Quando, por qualquer razão, se punha á venda um alvará, eram não cem cães a um osso, mas uma corrida de manatas por um bom naco do melhor lombilho.
E, para assegurar futuras benesses, iam-se abrindo postos em povoações limítrofes, postos futuramente – e num futuro próximo – convertíveis em unidades autónomas, não faltando até que recorresse à figura das parafarmácias, apostando também numa breve conversão.
Era esta, ainda ontem ou anteontem a realidade.

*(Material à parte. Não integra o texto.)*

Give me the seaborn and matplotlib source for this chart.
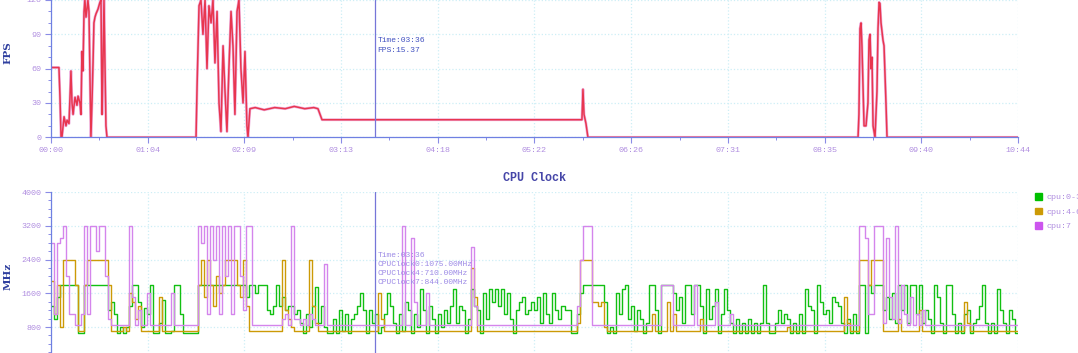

Mas bastou apenas que – passe o pleonasmo – se generalizassem os genéricos, naturalmente muito mais baratos, mas mesmo assim escandalosamente caros, face ao custo real dos componentes, e timidamente se legislasse sobre as margens de lucro, para que uma nuvem obscurecesse todo o panorama e que caricatamente tenhamos sido chamados ao caricato fúnebre do funéreo enterramento daqueles típicos estabelecimentos que vendiam saúde e civilização, na medida em que, para além do aviamento de receituários eram o centro cívico do burgo ou, pelo menos, do bairro.
Na justa repartição dos sacrifícios impostos pela crise é de perguntar onde estão os milhões embolsados até ás ultimas reformas…
Ou para rogar que se deixem actuar livremente as regras do mercado livre…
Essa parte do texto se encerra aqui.